LUcy joined the Lehigh University Police Department on Jan. 11, 2017. She is undergoing training to become a certified bomb, chemical and tracking dog. (Courtesy of Lehigh University website)

LUcy on the lookout: new canine officer added to LUPD roster


A new canine unit has been donated to the Lehigh University Police Department for added security on campus.

LUcy, a Belgian Malinois, is LUPD’s first canine unit. LUcy was named after one of Asa Packer’s children after a suggestion from one of the officers. 

LUcy is in an eight-week training period and will be certified in bomb detection, chemical detection and tracking upon completion. LUPD Chief Edward Shupp said she will only investigate dorm rooms if there is a need to check for chemicals or bombs.

Shupp said LUcy is learning the skills quickly in the program. Officer Gregory Norf has administered LUcy’s training and will continue to work alongside her.

“She’s part of the family now,” Shupp said. “She lives with (Norf) and his wife, so it has to be a bonding experience for everybody.”

LUcy was donated by Missy Robbins of Saucon Valley. Under normal circumstances, a canine unit would cost approximately $20,000 after training and other amenities.

Shupp said Robbins loves dogs and knows how important the canine unit can be. He said Robbins is an advocate for safety and thought a dog would be a good fit for LUPD. She had previously donated a dog to the Bethlehem City Police Department.

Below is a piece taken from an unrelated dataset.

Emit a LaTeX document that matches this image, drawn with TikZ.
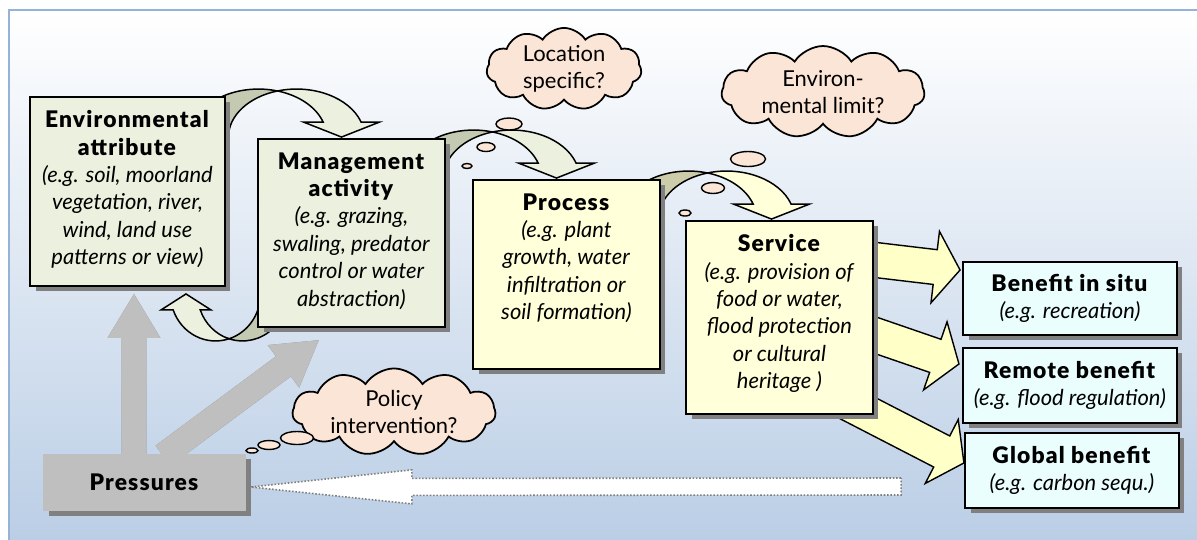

Shupp said LUPD did not have a dog in the past because there wasn’t a need for one, but a canine unit could now help increase safety.

“We’re always looking for ways to enhance safety, and if expansion with another animal is the way to do it, then it’s a possibility,” Shupp said.

Matt Kuehnle, ‘20, said he thinks LUcy is a great addition and hopes to see more dogs specialized in different areas join LUPD. He said more people should sponsor resources for the LUPD so it can do the best work possible. 

“If they find this to be a successful method of identifying threats, then I would love to see more in the future,” Kuehnle said.

Stephanie Pugh, ’19, said while she thinks it’s not essential to have a canine unit, it is always good to find new ways of protection so students can feel safer on campus.

“It shows that they are doing their job and not only care about the safety of students but want to put student safety first,” Pugh said.

Pugh, who is a Gryphon in Brodhead House, thinks a dog that can smell drugs would be helpful for her and her fellow Gryphons.

“In circumstances where I might get a complaint on excessive amount of weed in a hallway, it is part of a Gryphon’s job before they call the police to pinpoint the part of a hallway or room that you think has substances,” Pugh said. “It would definitely be helpful for a dog to sniff drugs because if I’m wrong and it’s my mistake, I will feel bad.”

She said this can be difficult in dorm scenarios because rooms are close together. A dog would be helpful in this case and would assist Gryphons while working with police.

While Lehigh’s first canine unit comes in 2017, universities like Cornell have a handful of dogs specialized in different areas.

Cornell’s canine unit began in 2000 and now has four dogs. According to Cornell’s police website, “The K9s are a great asset to the Cornell Police due in part to their ability to detect scent 800 times than a human.”

Any police department in the five-county area surrounding Lehigh that needs to track bombs or chemicals can use LUcy. Shupp said LUPD is excited for LUcy to finish training so she can begin working on campus.